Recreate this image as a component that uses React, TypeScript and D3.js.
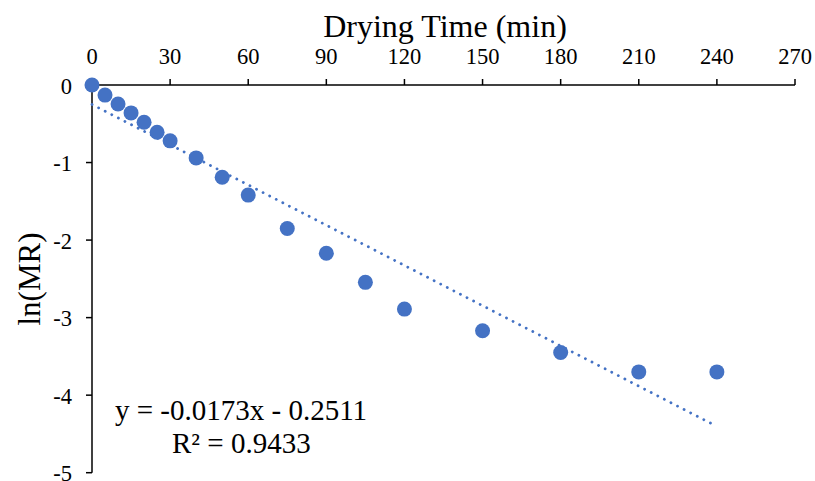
import React from "react";
import * as d3 from "d3";

const timeMin = [0, 5, 10, 15, 20, 25, 30, 40, 50, 60, 75, 90, 105, 120, 150, 180, 210, 240];
const lnMR = [0, -0.13, -0.245, -0.36, -0.48, -0.61, -0.72, -0.94, -1.19, -1.42, -1.85, -2.17, -2.545, -2.89, -3.17, -3.45, -3.70, -3.70];
const xTicks = [0, 30, 60, 90, 120, 150, 180, 210, 240, 270];
const yTicks = [0, -1, -2, -3, -4, -5];
const slope = -0.0173;
const intercept = -0.2511;

export default function App() {
  const W = 815, H = 481;
  const x = d3.scaleLinear().domain([0, 270]).range([92, 795]);
  const y = d3.scaleLinear().domain([0, -5]).range([85, 472.7]);
  const font = "'Liberation Serif', 'Times New Roman', serif";
  const color = "#4472C4";
  const line = d3.line<number>().x((d) => x(d)).y((d) => y(slope * d + intercept));
  return (
    <svg width={W} height={H} style={{ position: "absolute", left: 0, top: 0, background: "#fff" }} fontFamily={font}>
      {/* axes */}
      <line x1={x(0)} x2={x(270)} y1={y(0)} y2={y(0)} stroke="#000" strokeWidth={1.5} />
      <line x1={x(0)} x2={x(0)} y1={y(0)} y2={y(-5)} stroke="#000" strokeWidth={1.5} />
      {xTicks.map((t) => (
        <g key={"xt" + t}>
          <line x1={x(t)} x2={x(t)} y1={y(0)} y2={y(0) - 6} stroke="#000" strokeWidth={1.5} />
          <text x={x(t)} y={64} textAnchor="middle" fontSize={22.5}>{t}</text>
        </g>
      ))}
      {yTicks.map((t) => (
        <g key={"yt" + t}>
          <line x1={x(0) - 6} x2={x(0)} y1={y(t)} y2={y(t)} stroke="#000" strokeWidth={1.5} />
          <text x={72} y={y(t) + 8.5} textAnchor="end" fontSize={22.5}>{t}</text>
        </g>
      ))}
      <text x={445} y={37} textAnchor="middle" fontSize={32}>Drying Time (min)</text>
      <text transform={`translate(40,${279}) rotate(-90)`} textAnchor="middle" fontSize={31}>ln(MR)</text>
      {/* trendline */}
      <path d={line([0, 240]) || ""} fill="none" stroke={color} strokeWidth={2.8} strokeDasharray="0.1 7.3" strokeLinecap="round" />
      {/* points */}
      {timeMin.map((t, i) => (
        <circle key={"p" + i} cx={x(t)} cy={y(lnMR[i])} r={7.5} fill={color} />
      ))}
      <text x={115} y={420} fontSize={29}>y = -0.0173x - 0.2511</text>
      <text x={172} y={453} fontSize={29}>R² = 0.9433</text>
    </svg>
  );
}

▸ **What you will do**: Give again exactly the lines running from the beginning of the material above through the line that contains "const intercept = -0.2511;", and leave out every picture.

▸ **Answer to the problem**:
Recreate this image as a component that uses React, TypeScript and D3.js.
import React from "react";
import * as d3 from "d3";

const timeMin = [0, 5, 10, 15, 20, 25, 30, 40, 50, 60, 75, 90, 105, 120, 150, 180, 210, 240];
const lnMR = [0, -0.13, -0.245, -0.36, -0.48, -0.61, -0.72, -0.94, -1.19, -1.42, -1.85, -2.17, -2.545, -2.89, -3.17, -3.45, -3.70, -3.70];
const xTicks = [0, 30, 60, 90, 120, 150, 180, 210, 240, 270];
const yTicks = [0, -1, -2, -3, -4, -5];
const slope = -0.0173;
const intercept = -0.2511;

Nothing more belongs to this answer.